▶ [EXERCISE] In how many lines of the data does the word "that" appear? Give the number by itself.

▶ [GIVEN INFORMATION]
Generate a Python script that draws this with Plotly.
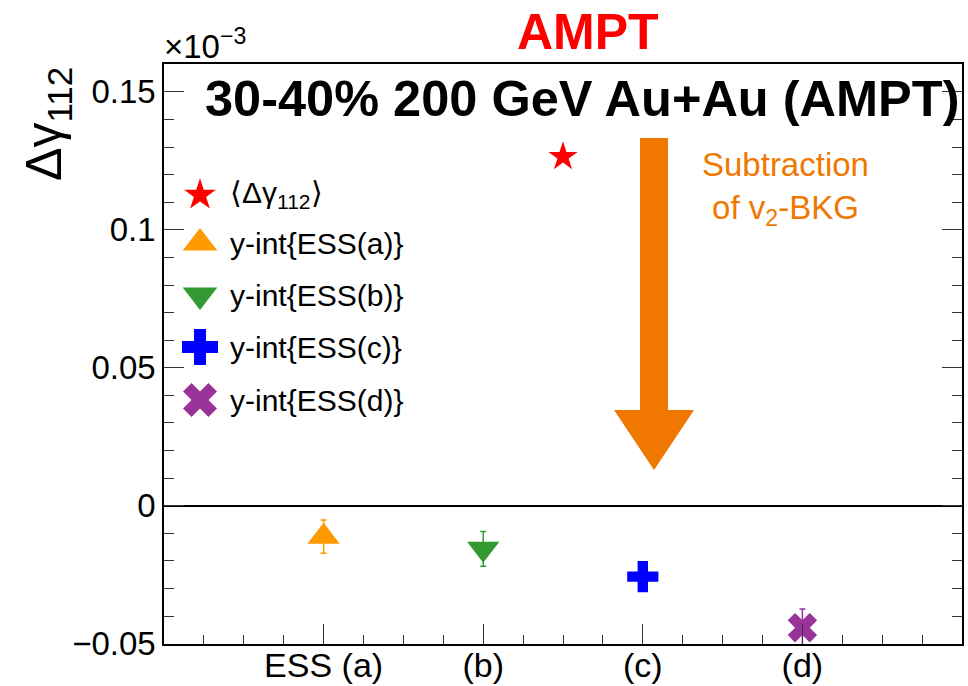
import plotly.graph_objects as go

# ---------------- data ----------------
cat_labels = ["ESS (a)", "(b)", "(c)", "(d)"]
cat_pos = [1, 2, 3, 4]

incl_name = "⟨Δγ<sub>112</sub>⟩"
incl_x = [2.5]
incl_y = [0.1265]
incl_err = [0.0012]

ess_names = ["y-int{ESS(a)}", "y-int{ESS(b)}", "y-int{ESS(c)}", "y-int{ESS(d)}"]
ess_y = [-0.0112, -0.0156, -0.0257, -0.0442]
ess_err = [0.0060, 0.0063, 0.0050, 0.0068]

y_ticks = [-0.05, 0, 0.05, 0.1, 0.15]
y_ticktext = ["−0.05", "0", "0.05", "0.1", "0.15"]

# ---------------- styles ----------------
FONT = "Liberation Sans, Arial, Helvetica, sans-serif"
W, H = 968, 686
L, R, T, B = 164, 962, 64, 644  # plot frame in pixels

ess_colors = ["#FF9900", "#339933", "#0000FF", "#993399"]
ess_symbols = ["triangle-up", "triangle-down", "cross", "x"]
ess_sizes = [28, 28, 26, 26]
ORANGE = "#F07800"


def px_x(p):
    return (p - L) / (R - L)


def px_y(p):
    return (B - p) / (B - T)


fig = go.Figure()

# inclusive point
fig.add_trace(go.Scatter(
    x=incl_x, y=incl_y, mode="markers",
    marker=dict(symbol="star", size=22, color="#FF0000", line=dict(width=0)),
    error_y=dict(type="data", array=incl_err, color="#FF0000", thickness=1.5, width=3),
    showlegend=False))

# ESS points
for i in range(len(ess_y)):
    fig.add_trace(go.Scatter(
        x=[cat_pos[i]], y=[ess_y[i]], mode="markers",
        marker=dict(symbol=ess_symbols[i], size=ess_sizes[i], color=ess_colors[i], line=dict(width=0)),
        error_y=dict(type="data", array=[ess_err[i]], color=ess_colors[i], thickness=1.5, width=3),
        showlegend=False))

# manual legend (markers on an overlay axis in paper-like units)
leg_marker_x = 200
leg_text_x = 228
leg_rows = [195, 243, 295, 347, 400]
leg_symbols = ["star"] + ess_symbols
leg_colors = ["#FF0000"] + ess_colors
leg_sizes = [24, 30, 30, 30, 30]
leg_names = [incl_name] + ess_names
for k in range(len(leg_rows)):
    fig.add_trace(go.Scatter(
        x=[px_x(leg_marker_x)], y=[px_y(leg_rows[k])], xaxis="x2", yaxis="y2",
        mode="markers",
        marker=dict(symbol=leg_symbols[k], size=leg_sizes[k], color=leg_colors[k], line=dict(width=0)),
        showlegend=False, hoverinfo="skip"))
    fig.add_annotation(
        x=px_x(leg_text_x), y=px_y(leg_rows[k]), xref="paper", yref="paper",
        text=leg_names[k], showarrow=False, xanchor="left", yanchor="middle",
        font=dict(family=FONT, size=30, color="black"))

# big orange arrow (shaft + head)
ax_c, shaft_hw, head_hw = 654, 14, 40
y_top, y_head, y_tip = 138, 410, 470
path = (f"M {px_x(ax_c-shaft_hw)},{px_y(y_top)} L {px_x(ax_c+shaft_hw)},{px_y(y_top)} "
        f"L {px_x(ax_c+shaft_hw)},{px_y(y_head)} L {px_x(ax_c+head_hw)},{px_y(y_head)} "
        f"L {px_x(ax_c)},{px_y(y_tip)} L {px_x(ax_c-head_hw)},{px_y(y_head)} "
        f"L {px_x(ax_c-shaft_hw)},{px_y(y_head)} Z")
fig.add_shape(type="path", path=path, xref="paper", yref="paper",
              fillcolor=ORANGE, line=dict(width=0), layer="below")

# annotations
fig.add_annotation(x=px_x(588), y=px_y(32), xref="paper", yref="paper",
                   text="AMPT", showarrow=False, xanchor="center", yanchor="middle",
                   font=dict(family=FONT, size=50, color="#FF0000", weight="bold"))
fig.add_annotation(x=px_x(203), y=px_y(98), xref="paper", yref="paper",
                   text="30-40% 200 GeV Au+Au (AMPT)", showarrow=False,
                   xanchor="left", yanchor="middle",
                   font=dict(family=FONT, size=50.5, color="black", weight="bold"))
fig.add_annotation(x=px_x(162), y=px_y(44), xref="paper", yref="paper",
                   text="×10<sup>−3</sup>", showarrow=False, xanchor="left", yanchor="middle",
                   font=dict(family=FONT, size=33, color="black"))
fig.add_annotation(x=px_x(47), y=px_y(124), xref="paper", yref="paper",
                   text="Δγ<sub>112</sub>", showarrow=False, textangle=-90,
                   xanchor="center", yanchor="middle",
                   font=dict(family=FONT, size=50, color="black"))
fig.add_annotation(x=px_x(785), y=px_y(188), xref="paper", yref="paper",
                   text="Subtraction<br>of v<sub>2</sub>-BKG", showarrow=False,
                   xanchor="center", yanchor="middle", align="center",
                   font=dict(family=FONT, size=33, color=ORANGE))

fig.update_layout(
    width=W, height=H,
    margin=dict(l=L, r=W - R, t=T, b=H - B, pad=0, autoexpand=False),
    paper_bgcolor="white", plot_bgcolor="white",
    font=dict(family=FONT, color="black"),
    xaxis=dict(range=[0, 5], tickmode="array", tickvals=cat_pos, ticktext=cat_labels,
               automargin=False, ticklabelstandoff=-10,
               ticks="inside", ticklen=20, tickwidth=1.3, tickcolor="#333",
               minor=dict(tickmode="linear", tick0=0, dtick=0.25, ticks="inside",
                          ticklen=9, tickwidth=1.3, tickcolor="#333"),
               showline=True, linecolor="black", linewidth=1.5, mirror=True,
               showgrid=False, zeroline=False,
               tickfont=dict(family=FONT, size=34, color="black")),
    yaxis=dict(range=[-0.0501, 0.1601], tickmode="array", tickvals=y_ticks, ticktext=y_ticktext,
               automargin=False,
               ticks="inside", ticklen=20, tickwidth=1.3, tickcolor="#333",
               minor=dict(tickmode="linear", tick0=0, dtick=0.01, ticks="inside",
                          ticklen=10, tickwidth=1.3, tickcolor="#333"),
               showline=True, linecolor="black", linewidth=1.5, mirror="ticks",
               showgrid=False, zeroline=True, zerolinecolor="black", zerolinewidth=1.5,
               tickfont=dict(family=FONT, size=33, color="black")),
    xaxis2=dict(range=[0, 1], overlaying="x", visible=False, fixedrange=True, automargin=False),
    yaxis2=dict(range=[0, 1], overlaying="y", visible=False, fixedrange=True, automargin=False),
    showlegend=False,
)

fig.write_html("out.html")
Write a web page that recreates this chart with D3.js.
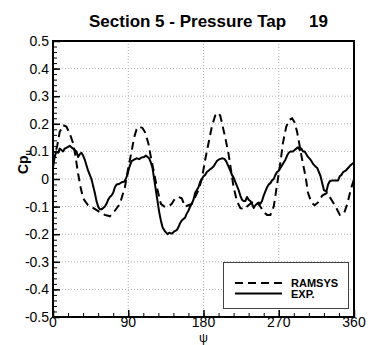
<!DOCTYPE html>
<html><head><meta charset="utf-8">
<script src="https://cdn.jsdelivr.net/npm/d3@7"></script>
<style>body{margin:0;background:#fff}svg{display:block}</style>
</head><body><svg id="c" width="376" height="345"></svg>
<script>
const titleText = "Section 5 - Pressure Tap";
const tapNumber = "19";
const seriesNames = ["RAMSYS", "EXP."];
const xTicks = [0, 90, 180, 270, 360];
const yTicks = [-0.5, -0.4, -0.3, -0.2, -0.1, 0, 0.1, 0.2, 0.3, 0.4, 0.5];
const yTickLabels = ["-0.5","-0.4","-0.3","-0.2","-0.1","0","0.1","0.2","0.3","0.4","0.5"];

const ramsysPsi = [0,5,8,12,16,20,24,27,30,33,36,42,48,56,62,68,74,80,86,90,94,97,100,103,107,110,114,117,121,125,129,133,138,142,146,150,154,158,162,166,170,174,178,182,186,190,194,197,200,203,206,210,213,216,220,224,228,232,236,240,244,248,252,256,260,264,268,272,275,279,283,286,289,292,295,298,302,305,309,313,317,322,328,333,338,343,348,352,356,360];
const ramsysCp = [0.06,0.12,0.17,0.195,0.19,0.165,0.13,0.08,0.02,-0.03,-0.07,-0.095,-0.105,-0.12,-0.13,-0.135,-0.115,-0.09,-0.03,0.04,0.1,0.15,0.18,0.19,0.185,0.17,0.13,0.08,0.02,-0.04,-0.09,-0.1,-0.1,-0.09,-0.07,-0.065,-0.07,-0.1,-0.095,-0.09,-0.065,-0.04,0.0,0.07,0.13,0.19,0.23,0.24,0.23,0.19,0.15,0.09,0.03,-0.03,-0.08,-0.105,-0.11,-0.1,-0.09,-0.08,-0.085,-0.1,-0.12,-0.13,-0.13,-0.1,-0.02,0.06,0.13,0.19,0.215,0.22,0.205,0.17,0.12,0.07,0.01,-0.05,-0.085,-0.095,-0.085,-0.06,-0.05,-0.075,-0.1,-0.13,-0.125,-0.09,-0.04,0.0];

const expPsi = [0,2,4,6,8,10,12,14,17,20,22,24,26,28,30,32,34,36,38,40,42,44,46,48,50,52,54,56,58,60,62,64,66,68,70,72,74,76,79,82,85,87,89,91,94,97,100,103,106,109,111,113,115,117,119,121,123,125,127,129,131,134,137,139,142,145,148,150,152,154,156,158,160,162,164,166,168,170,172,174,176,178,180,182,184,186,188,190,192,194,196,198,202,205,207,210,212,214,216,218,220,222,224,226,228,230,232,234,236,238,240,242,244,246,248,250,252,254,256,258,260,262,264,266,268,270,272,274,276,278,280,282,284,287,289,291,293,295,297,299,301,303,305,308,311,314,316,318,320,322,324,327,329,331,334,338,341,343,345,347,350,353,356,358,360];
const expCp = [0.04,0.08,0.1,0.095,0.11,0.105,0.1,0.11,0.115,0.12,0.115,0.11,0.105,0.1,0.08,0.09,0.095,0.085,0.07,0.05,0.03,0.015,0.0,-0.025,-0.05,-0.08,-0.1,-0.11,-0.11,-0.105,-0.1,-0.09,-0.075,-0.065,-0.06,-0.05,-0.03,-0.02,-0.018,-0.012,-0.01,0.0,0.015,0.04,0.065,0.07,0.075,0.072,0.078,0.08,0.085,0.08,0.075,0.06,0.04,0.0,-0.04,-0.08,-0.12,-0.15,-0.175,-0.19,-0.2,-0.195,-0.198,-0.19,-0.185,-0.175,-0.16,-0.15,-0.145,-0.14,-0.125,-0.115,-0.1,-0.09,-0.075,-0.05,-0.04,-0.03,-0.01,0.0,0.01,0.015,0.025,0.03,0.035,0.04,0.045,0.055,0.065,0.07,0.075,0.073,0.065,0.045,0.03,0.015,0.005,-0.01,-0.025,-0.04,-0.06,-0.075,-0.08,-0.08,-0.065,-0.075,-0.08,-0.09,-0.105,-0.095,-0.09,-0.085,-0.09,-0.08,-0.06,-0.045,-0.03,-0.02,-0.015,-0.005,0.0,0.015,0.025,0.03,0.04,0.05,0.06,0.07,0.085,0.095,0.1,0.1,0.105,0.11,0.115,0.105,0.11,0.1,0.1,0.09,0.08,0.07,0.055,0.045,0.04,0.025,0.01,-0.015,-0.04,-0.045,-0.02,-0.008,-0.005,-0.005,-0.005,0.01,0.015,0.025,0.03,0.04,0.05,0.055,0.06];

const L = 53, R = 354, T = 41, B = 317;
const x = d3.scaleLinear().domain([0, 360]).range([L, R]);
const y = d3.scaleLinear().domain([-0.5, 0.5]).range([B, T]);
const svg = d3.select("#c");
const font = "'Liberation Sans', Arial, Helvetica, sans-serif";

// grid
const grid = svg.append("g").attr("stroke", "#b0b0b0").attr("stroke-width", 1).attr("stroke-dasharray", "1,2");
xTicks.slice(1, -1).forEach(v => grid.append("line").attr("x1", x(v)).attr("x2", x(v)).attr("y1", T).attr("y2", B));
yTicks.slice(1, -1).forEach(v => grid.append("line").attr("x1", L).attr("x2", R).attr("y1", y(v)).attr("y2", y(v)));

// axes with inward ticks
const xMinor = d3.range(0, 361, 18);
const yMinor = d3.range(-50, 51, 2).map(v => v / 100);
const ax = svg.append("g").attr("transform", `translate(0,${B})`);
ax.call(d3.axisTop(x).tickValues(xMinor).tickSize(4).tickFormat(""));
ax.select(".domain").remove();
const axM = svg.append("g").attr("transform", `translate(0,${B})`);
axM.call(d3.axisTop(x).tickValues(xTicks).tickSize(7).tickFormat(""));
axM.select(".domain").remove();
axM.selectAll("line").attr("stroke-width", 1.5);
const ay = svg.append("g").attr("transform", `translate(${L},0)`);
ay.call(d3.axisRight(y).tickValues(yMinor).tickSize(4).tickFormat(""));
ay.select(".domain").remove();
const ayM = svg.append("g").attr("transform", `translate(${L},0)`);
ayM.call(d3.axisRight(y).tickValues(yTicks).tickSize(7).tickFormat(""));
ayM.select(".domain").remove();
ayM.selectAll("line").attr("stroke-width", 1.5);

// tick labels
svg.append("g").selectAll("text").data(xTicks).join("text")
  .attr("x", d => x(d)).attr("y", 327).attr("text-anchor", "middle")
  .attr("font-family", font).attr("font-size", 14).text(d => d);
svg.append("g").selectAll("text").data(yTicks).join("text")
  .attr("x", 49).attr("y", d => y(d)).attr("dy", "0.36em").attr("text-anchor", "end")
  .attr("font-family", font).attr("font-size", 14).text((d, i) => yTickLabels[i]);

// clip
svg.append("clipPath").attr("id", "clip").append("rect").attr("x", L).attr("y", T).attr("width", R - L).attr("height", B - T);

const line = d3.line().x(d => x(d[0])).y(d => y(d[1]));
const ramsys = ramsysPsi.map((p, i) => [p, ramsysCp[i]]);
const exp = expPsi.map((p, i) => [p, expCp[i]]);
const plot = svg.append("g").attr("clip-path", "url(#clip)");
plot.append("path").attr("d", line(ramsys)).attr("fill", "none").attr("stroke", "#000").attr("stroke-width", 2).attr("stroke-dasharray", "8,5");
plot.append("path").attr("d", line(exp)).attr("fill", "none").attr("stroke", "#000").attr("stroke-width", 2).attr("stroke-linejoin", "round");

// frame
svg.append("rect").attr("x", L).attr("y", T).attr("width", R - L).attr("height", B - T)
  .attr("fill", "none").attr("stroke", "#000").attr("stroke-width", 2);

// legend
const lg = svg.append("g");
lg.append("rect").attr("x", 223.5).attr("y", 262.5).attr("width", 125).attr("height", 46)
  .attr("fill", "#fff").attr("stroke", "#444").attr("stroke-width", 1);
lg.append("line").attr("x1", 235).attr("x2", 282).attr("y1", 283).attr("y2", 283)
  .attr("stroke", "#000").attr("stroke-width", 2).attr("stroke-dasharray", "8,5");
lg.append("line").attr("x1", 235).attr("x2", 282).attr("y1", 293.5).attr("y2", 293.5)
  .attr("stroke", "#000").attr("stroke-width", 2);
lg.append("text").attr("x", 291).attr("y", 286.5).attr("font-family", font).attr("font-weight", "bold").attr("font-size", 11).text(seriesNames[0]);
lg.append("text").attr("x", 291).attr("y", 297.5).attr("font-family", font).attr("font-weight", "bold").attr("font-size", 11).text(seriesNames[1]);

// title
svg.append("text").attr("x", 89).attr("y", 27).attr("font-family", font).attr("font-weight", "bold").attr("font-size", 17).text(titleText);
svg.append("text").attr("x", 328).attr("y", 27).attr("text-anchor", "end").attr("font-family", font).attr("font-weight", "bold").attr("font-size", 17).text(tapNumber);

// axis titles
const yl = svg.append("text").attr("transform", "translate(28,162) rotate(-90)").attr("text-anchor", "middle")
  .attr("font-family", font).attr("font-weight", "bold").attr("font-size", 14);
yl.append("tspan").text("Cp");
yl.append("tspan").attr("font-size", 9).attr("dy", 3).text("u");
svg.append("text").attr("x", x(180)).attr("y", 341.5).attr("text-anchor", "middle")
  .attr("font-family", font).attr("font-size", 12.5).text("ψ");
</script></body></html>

▶ [CORRECT ANSWER] 2